#### Raw data:

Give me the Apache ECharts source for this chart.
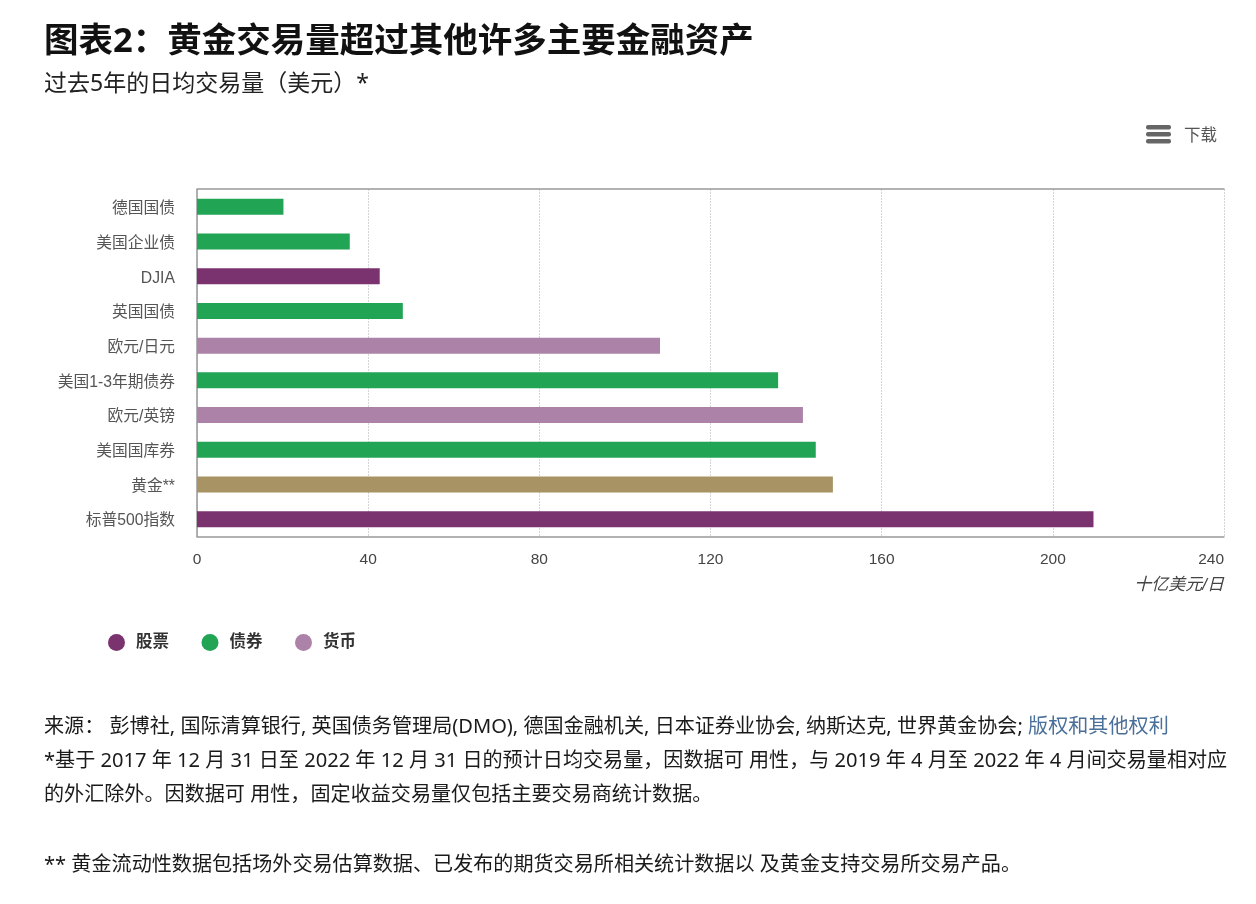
<!DOCTYPE html>
<html>
<head>
    <meta charset="utf-8" />
    <script src="https://cdn.jsdelivr.net/npm/echarts@6/dist/echarts.min.js"></script>
    <style>
        body { margin: 0; overflow: hidden; background: #fff; }
        #main { width: 1256px; height: 904px; }
    </style>
</head>
<body>
    <div id="main"></div>
<script type="text/javascript">
    var categories = ['德国国债', '美国企业债', 'DJIA', '英国国债', '欧元/日元', '美国1-3年期债券', '欧元/英镑', '美国国库券', '黄金**', '标普500指数'];
    var stocks   = [null, null, 42.7, null, null, null, null, null, null, 209.5];
    var bonds    = [20.2, 35.7, null, 48.1, null, 135.8, null, 144.6, null, null];
    var currency = [null, null, null, null, 108.2, null, 141.6, null, null, null];
    var gold     = [null, null, null, null, null, null, null, null, 148.6, null];
    var xTicks = { min: 0, max: 240, interval: 40 };

    var cjk = '"Noto Sans", "Noto Sans CJK SC", sans-serif';
    var helv = '"Liberation Sans", "Noto Sans CJK SC", sans-serif';

    function textLine(text, left, top, size, color, extra) {
        return {
            text: text, left: left, top: top, padding: 0,
            textStyle: Object.assign({ fontFamily: cjk, fontSize: size, fontWeight: 'normal', color: color }, extra || {})
        };
    }

    function barSeries(name, values, color) {
        return {
            name: name, type: 'bar', stack: 'volume', data: values, barWidth: 16,
            itemStyle: { color: color }
        };
    }

    var chart = echarts.init(document.getElementById('main'));
    chart.setOption({
        animation: false,
        backgroundColor: '#ffffff',
        title: [
            textLine('图表2：黄金交易量超过其他许多主要金融资产', 44, 25, 34.5, '#111', { fontWeight: 'bold' }),
            textLine('过去5年的日均交易量（美元）*', 44, 73, 23, '#222'),
            textLine('下载', 1184, 128, 16.5, '#555'),
            textLine('来源： 彭博社, 国际清算银行, 英国债务管理局(DMO), 德国金融机关, 日本证券业协会, 纳斯达克, 世界黄金协会; {link|版权和其他权利}', 44, 717, 20.1, '#1a1a1a', {
                rich: { link: { fontFamily: cjk, fontSize: 20.1, color: '#4a6f99' } }
            }),
            textLine('*基于 2017 年 12 月 31 日至 2022 年 12 月 31 日的预计日均交易量，因数据可 用性，与 2019 年 4 月至 2022 年 4 月间交易量相对应', 44, 751, 20.1, '#1a1a1a'),
            textLine('的外汇除外。因数据可 用性，固定收益交易量仅包括主要交易商统计数据。', 44, 785, 20.1, '#1a1a1a'),
            textLine('** 黄金流动性数据包括场外交易估算数据、已发布的期货交易所相关统计数据以 及黄金支持交易所交易产品。', 44, 855, 20.1, '#1a1a1a')
        ],
        legend: {
            data: ['股票', '债券', '货币'],
            left: 108, top: 634, padding: 0,
            icon: 'circle', itemWidth: 17, itemHeight: 17, itemGap: 32.5,
            selectedMode: false,
            textStyle: { fontFamily: cjk, fontSize: 16.5, fontWeight: 'bold', color: '#333', padding: [2, 0, 0, 6] }
        },
        grid: { left: 197, top: 189.5, width: 1027, height: 347, containLabel: false },
        xAxis: [
            {
                type: 'value', min: xTicks.min, max: xTicks.max, interval: xTicks.interval,
                name: '十亿美元/日', nameLocation: 'end', nameGap: 0,
                nameTextStyle: {
                    fontFamily: helv, fontSize: 17, fontStyle: 'italic', color: '#444',
                    align: 'right', verticalAlign: 'top', padding: [40, 0, 0, 0]
                },
                axisLine: { show: true, lineStyle: { color: '#999', width: 1.5 } },
                axisTick: { show: false },
                axisLabel: { fontFamily: helv, fontSize: 15.5, color: '#444', margin: 15, alignMaxLabel: 'right' },
                splitLine: { show: true, lineStyle: { color: '#aaa', type: [1, 2], width: 1 } }
            },
            {
                // 顶部边框线
                type: 'value', position: 'top', offset: 1, min: xTicks.min, max: xTicks.max, interval: xTicks.interval,
                axisLine: { show: true, lineStyle: { color: '#999', width: 1.5 } },
                axisTick: { show: false },
                axisLabel: { show: false },
                splitLine: { show: false }
            }
        ],
        yAxis: {
            type: 'category', data: categories, inverse: true,
            axisLine: { show: true, lineStyle: { color: '#999', width: 1.5 } },
            axisTick: { show: false },
            axisLabel: { fontFamily: helv, fontSize: 15.75, color: '#555', margin: 22, verticalAlign: 'top', lineHeight: 4 },
            splitLine: { show: false }
        },
        series: [
            barSeries('股票', stocks, '#7b3370'),
            barSeries('债券', bonds, '#22a455'),
            barSeries('货币', currency, '#ad82a8'),
            barSeries('黄金', gold, '#a79364')
        ],
        graphic: [
            // 下载菜单图标
            { type: 'rect', left: 1146, top: 125, shape: { width: 25, height: 4.5, r: 2 }, style: { fill: '#666' } },
            { type: 'rect', left: 1146, top: 132, shape: { width: 25, height: 4.5, r: 2 }, style: { fill: '#666' } },
            { type: 'rect', left: 1146, top: 139, shape: { width: 25, height: 4.5, r: 2 }, style: { fill: '#666' } }
        ]
    });
</script>
</body>
</html>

#### Task prompt:
Pictures are to be left out; repeat all the remaining data exactly.

#### The result:
Give me the Apache ECharts source for this chart.
<!DOCTYPE html>
<html>
<head>
    <meta charset="utf-8" />
    <script src="https://cdn.jsdelivr.net/npm/echarts@6/dist/echarts.min.js"></script>
    <style>
        body { margin: 0; overflow: hidden; background: #fff; }
        #main { width: 1256px; height: 904px; }
    </style>
</head>
<body>
    <div id="main"></div>
<script type="text/javascript">
    var categories = ['德国国债', '美国企业债', 'DJIA', '英国国债', '欧元/日元', '美国1-3年期债券', '欧元/英镑', '美国国库券', '黄金**', '标普500指数'];
    var stocks   = [null, null, 42.7, null, null, null, null, null, null, 209.5];
    var bonds    = [20.2, 35.7, null, 48.1, null, 135.8, null, 144.6, null, null];
    var currency = [null, null, null, null, 108.2, null, 141.6, null, null, null];
    var gold     = [null, null, null, null, null, null, null, null, 148.6, null];
    var xTicks = { min: 0, max: 240, interval: 40 };

    var cjk = '"Noto Sans", "Noto Sans CJK SC", sans-serif';
    var helv = '"Liberation Sans", "Noto Sans CJK SC", sans-serif';

    function textLine(text, left, top, size, color, extra) {
        return {
            text: text, left: left, top: top, padding: 0,
            textStyle: Object.assign({ fontFamily: cjk, fontSize: size, fontWeight: 'normal', color: color }, extra || {})
        };
    }

    function barSeries(name, values, color) {
        return {
            name: name, type: 'bar', stack: 'volume', data: values, barWidth: 16,
            itemStyle: { color: color }
        };
    }

    var chart = echarts.init(document.getElementById('main'));
    chart.setOption({
        animation: false,
        backgroundColor: '#ffffff',
        title: [
            textLine('图表2：黄金交易量超过其他许多主要金融资产', 44, 25, 34.5, '#111', { fontWeight: 'bold' }),
            textLine('过去5年的日均交易量（美元）*', 44, 73, 23, '#222'),
            textLine('下载', 1184, 128, 16.5, '#555'),
            textLine('来源： 彭博社, 国际清算银行, 英国债务管理局(DMO), 德国金融机关, 日本证券业协会, 纳斯达克, 世界黄金协会; {link|版权和其他权利}', 44, 717, 20.1, '#1a1a1a', {
                rich: { link: { fontFamily: cjk, fontSize: 20.1, color: '#4a6f99' } }
            }),
            textLine('*基于 2017 年 12 月 31 日至 2022 年 12 月 31 日的预计日均交易量，因数据可 用性，与 2019 年 4 月至 2022 年 4 月间交易量相对应', 44, 751, 20.1, '#1a1a1a'),
            textLine('的外汇除外。因数据可 用性，固定收益交易量仅包括主要交易商统计数据。', 44, 785, 20.1, '#1a1a1a'),
            textLine('** 黄金流动性数据包括场外交易估算数据、已发布的期货交易所相关统计数据以 及黄金支持交易所交易产品。', 44, 855, 20.1, '#1a1a1a')
        ],
        legend: {
            data: ['股票', '债券', '货币'],
            left: 108, top: 634, padding: 0,
            icon: 'circle', itemWidth: 17, itemHeight: 17, itemGap: 32.5,
            selectedMode: false,
            textStyle: { fontFamily: cjk, fontSize: 16.5, fontWeight: 'bold', color: '#333', padding: [2, 0, 0, 6] }
        },
        grid: { left: 197, top: 189.5, width: 1027, height: 347, containLabel: false },
        xAxis: [
            {
                type: 'value', min: xTicks.min, max: xTicks.max, interval: xTicks.interval,
                name: '十亿美元/日', nameLocation: 'end', nameGap: 0,
                nameTextStyle: {
                    fontFamily: helv, fontSize: 17, fontStyle: 'italic', color: '#444',
                    align: 'right', verticalAlign: 'top', padding: [40, 0, 0, 0]
                },
                axisLine: { show: true, lineStyle: { color: '#999', width: 1.5 } },
                axisTick: { show: false },
                axisLabel: { fontFamily: helv, fontSize: 15.5, color: '#444', margin: 15, alignMaxLabel: 'right' },
                splitLine: { show: true, lineStyle: { color: '#aaa', type: [1, 2], width: 1 } }
            },
            {
                // 顶部边框线
                type: 'value', position: 'top', offset: 1, min: xTicks.min, max: xTicks.max, interval: xTicks.interval,
                axisLine: { show: true, lineStyle: { color: '#999', width: 1.5 } },
                axisTick: { show: false },
                axisLabel: { show: false },
                splitLine: { show: false }
            }
        ],
        yAxis: {
            type: 'category', data: categories, inverse: true,
            axisLine: { show: true, lineStyle: { color: '#999', width: 1.5 } },
            axisTick: { show: false },
            axisLabel: { fontFamily: helv, fontSize: 15.75, color: '#555', margin: 22, verticalAlign: 'top', lineHeight: 4 },
            splitLine: { show: false }
        },
        series: [
            barSeries('股票', stocks, '#7b3370'),
            barSeries('债券', bonds, '#22a455'),
            barSeries('货币', currency, '#ad82a8'),
            barSeries('黄金', gold, '#a79364')
        ],
        graphic: [
            // 下载菜单图标
            { type: 'rect', left: 1146, top: 125, shape: { width: 25, height: 4.5, r: 2 }, style: { fill: '#666' } },
            { type: 'rect', left: 1146, top: 132, shape: { width: 25, height: 4.5, r: 2 }, style: { fill: '#666' } },
            { type: 'rect', left: 1146, top: 139, shape: { width: 25, height: 4.5, r: 2 }, style: { fill: '#666' } }
        ]
    });
</script>
</body>
</html>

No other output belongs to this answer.